More than 20,000 new dwellings will be for sale in the area this year, and couples with two incomes and single persons will be buying a healthy share of them. An increasingly potent factor in the nation's housing market-place, these and other buyers have helped make the last 16 months extremely active for sales of new and used houses and condominium units in the Washington area.

But despite the added interest of these first-time buyers, some apprehension is emerging that rising interest rates and higher house prices are combining to cool off the market. Mortgage money is nearly 3/4 percent higher than it was a year ago, when most rates were under 9 percent, and house prices are generally up from 15 percent to 20 percent over last spring.

House sales dropped precipitously in the early summer of 1973, when mortgage credit was both expensive and scarce. Today, while credit isn't scarce, it is expensive, averaging 9 1/2 percent.

Additionally, there's the elements of increased competition among builders. More than 100 new housing developments have opened for sales here this year.

Kenneth Murphy, new-house sales director of the Long & Foster real estate firm says that, while gross sales are up this year the average number of sales per project are down. His judgment is that the market will become even more competitive in coming months. He maintains that "it has become a buyers' market and the value-conscious public will be taking a close look" before deciding.

Builders and realtors here agree that buyers of new houses continue to look for energy-conserving features ranging from heat pumps to added insulation and storm windows.

Renee Regardie of Housing Data Reports Inc. says that an "energy package" is standard now rather than an option for new homes here.

The two-story, detached house with basement still is this market's most popular house. Because of rising costs, the typical house is a bit smaller, but four bedrooms, two and a half baths, two-car garage and family room are still standard.

Although the fireplace is still the top-selected option, builders say buyers are increasingly willing to pay extra for bay windows, skylights or "greenhouse windows," usually in the kitchen. Larger, fancier bathrooms are also in favor among young buyers.

Because it requires no down payment and has a loan rate below the conventional market, the VA loan available to armed forces veterans has been used increasingly in recent years. That's because more home builders and sellers, particularly in the lower end of the market, have decided to pay the necessary price to provide those loans.

"Fifty percent of our sales now are VA," said Spencer Stauffer, marketing chief for the Miller & Smith home-buildign firm.

The sales successes of area condominium town house and apartment projects have added to the competition in the house sales market here. High-rise condominiums such as Skyline Plaza, the Rotonda, Watergate at Landmark and others are also active. Recently the 154-unit Westbridge condominium on the edge of Georgetown was sold out within weeks of a public offering that coincided with the start of construction.

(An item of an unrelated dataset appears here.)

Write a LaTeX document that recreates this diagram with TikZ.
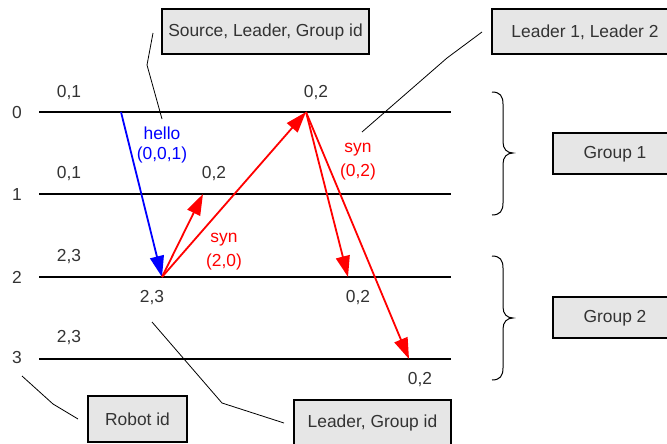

One woman with two daughters said she is selling her detached house in Springfield, Va., and buying a town house in Fairfax's Burke Centre because she has less time for home maintenance and yard work these days. Energy-saving features, confidence in the builder and a warranty plan helped her decide on the house, she said.

She said she is giving up a big yard without a twinge and is getting relatively the same amount of interior living space in her new place.

"I also took some extra-cost options, such as a fireplace, a finished family room with a powder room nearly, upgraded carpet and title and hardwood floors in the living and dining oroms," she said.

She said she watches the progress of construction on her town house on weekends and revels in the trees that are being saved.

A homeowner since 1965, when she assumed an original VA loan at 4 1/2 percent interest, she said she "suddenly realized that I had little tax advantage with a small mortgage."

The sole support of her family since her former husband died last year, she is buying a house that is about $5,000 higher in price than her Springfield home. But she is holding the mortgage on the sale of her house and will get "sufficient monthly income to handle the higher payments ($550 a month) on the new house."